**Exercise requirements**
Nothing but the lines from the top of the data to the line holding "p.xaxis.major_label_standoff = 26" should be printed, word for word and both ends included; leave the pictures out.
---
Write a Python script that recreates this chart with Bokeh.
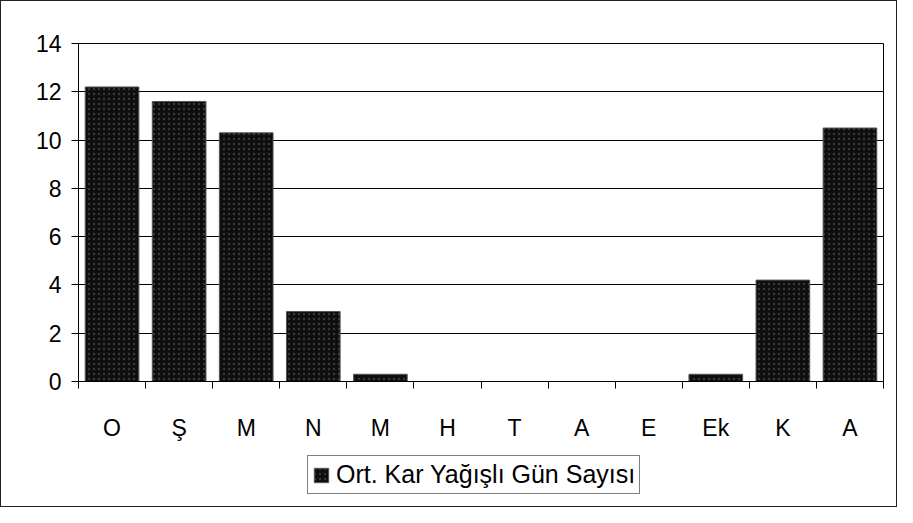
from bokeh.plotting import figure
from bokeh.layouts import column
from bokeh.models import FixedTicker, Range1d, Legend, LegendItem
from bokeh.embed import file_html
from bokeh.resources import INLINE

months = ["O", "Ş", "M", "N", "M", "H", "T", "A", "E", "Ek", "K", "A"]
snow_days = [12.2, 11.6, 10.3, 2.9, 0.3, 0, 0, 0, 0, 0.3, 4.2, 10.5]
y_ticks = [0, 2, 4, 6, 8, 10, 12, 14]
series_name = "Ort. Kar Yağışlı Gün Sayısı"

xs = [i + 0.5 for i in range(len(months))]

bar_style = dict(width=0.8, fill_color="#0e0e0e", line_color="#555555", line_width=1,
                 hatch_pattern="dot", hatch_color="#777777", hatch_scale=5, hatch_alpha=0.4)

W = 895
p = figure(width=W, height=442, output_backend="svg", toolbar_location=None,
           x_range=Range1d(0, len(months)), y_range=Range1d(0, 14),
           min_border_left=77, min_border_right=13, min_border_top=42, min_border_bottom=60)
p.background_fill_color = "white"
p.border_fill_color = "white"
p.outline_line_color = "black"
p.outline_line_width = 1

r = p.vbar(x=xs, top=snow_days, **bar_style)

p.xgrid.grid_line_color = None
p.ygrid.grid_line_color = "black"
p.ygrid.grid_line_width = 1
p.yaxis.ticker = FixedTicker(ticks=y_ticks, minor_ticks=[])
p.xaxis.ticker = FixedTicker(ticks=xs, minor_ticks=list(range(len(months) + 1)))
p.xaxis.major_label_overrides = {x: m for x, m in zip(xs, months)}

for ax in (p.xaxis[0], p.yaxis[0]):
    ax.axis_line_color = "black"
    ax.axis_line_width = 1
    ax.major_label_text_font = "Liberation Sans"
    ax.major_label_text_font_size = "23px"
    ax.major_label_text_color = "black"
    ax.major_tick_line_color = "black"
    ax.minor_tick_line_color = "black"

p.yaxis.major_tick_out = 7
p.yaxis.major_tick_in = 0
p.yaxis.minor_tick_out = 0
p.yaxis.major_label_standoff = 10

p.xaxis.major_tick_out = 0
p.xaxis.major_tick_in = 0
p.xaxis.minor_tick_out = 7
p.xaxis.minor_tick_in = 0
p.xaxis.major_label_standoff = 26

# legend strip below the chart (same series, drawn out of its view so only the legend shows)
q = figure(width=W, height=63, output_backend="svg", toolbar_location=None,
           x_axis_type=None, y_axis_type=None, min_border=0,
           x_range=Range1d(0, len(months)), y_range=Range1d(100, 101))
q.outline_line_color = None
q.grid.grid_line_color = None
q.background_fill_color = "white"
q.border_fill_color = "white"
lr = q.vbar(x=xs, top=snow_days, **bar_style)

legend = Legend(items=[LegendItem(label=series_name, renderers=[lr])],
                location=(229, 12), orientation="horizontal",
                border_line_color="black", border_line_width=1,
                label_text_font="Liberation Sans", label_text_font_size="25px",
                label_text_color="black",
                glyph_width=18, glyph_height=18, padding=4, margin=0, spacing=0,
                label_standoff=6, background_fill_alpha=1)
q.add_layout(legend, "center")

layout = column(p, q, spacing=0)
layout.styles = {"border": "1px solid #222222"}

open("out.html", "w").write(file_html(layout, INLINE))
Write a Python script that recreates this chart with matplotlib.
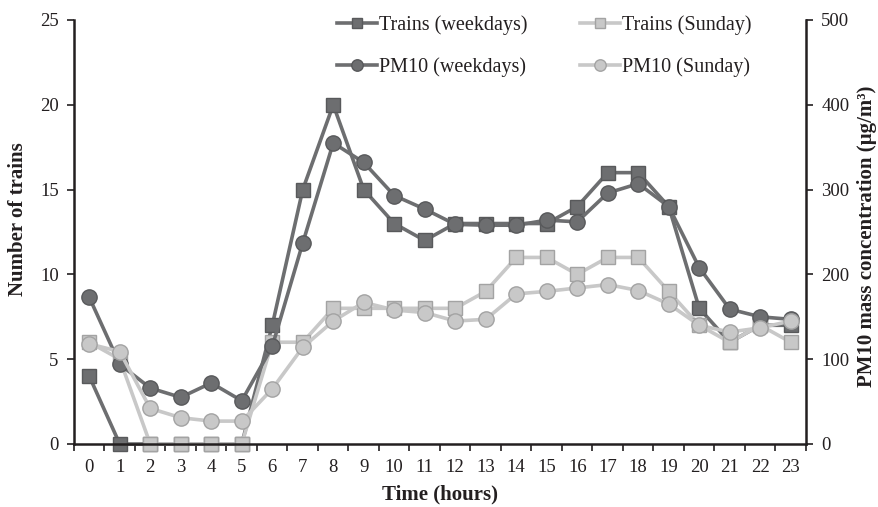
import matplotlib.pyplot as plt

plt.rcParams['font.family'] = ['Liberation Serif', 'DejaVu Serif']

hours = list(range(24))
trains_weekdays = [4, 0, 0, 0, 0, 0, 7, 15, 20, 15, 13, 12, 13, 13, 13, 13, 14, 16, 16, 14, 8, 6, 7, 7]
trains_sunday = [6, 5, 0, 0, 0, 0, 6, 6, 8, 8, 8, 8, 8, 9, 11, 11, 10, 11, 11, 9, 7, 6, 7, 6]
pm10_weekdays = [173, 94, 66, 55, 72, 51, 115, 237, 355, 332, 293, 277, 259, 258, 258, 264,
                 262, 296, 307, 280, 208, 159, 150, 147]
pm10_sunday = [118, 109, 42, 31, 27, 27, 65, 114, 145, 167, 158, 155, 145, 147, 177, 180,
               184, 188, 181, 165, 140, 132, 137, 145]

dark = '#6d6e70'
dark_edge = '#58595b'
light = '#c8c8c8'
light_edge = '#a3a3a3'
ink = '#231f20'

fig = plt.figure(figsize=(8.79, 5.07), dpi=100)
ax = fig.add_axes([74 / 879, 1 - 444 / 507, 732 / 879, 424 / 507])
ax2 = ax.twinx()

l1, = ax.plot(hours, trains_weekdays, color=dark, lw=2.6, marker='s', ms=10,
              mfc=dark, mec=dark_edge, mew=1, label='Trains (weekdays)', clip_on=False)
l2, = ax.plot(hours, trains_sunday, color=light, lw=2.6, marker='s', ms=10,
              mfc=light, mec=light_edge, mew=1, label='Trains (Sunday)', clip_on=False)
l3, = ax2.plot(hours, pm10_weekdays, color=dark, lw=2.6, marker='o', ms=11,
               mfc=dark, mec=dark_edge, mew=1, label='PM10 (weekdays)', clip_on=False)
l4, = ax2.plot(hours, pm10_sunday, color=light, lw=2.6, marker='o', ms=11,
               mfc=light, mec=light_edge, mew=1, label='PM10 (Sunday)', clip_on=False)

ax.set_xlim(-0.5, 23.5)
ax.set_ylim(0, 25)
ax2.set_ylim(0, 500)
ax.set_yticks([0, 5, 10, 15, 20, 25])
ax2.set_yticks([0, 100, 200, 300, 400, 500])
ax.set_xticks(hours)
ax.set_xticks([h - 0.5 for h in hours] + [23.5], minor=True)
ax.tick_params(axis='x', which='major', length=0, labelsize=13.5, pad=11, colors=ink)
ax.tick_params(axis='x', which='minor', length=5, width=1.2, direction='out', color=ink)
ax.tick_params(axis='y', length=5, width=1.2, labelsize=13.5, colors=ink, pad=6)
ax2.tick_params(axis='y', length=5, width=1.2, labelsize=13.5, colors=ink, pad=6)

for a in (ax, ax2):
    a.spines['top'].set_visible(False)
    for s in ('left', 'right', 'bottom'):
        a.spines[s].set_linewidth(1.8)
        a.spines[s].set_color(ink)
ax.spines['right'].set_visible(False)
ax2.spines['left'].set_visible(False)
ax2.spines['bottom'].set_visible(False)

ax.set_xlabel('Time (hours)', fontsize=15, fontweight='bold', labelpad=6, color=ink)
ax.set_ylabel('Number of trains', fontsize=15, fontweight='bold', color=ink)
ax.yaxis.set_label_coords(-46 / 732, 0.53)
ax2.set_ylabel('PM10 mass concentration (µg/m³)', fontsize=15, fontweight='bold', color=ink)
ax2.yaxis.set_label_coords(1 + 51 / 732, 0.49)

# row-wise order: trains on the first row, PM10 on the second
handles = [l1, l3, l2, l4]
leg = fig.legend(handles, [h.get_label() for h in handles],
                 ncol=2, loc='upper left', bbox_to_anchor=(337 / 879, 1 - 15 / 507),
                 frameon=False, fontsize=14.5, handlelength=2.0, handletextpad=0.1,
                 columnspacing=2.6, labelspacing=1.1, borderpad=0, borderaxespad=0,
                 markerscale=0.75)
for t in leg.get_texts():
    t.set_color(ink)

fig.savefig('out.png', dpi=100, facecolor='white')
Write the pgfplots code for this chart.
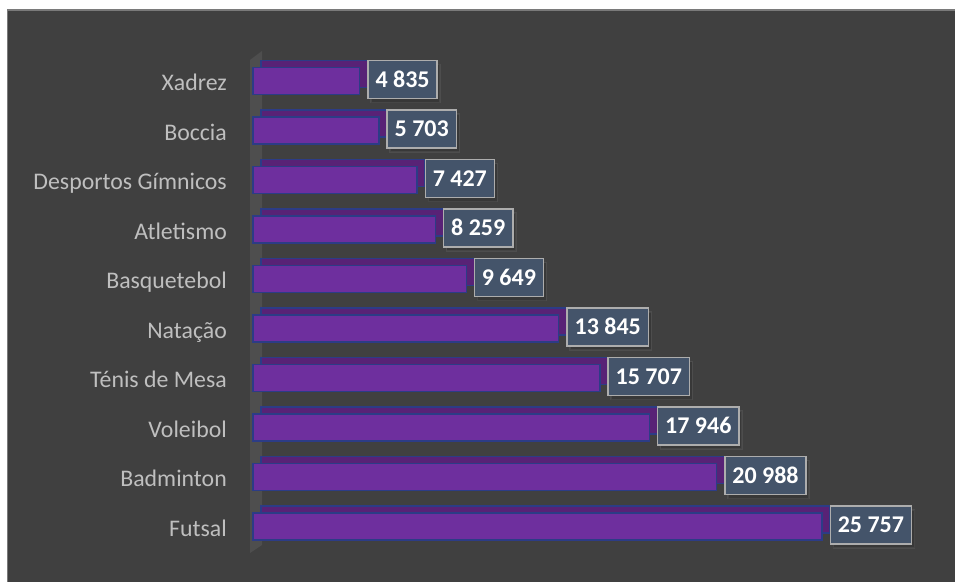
---
**The answer**
Write a Python script that recreates this chart with Bokeh.
from bokeh.plotting import figure
from bokeh.layouts import column
from bokeh.models import FixedTicker, Range1d, Legend, LegendItem
from bokeh.embed import file_html
from bokeh.resources import INLINE

months = ["O", "Ş", "M", "N", "M", "H", "T", "A", "E", "Ek", "K", "A"]
snow_days = [12.2, 11.6, 10.3, 2.9, 0.3, 0, 0, 0, 0, 0.3, 4.2, 10.5]
y_ticks = [0, 2, 4, 6, 8, 10, 12, 14]
series_name = "Ort. Kar Yağışlı Gün Sayısı"

xs = [i + 0.5 for i in range(len(months))]

bar_style = dict(width=0.8, fill_color="#0e0e0e", line_color="#555555", line_width=1,
                 hatch_pattern="dot", hatch_color="#777777", hatch_scale=5, hatch_alpha=0.4)

W = 895
p = figure(width=W, height=442, output_backend="svg", toolbar_location=None,
           x_range=Range1d(0, len(months)), y_range=Range1d(0, 14),
           min_border_left=77, min_border_right=13, min_border_top=42, min_border_bottom=60)
p.background_fill_color = "white"
p.border_fill_color = "white"
p.outline_line_color = "black"
p.outline_line_width = 1

r = p.vbar(x=xs, top=snow_days, **bar_style)

p.xgrid.grid_line_color = None
p.ygrid.grid_line_color = "black"
p.ygrid.grid_line_width = 1
p.yaxis.ticker = FixedTicker(ticks=y_ticks, minor_ticks=[])
p.xaxis.ticker = FixedTicker(ticks=xs, minor_ticks=list(range(len(months) + 1)))
p.xaxis.major_label_overrides = {x: m for x, m in zip(xs, months)}

for ax in (p.xaxis[0], p.yaxis[0]):
    ax.axis_line_color = "black"
    ax.axis_line_width = 1
    ax.major_label_text_font = "Liberation Sans"
    ax.major_label_text_font_size = "23px"
    ax.major_label_text_color = "black"
    ax.major_tick_line_color = "black"
    ax.minor_tick_line_color = "black"

p.yaxis.major_tick_out = 7
p.yaxis.major_tick_in = 0
p.yaxis.minor_tick_out = 0
p.yaxis.major_label_standoff = 10

p.xaxis.major_tick_out = 0
p.xaxis.major_tick_in = 0
p.xaxis.minor_tick_out = 7
p.xaxis.minor_tick_in = 0
p.xaxis.major_label_standoff = 26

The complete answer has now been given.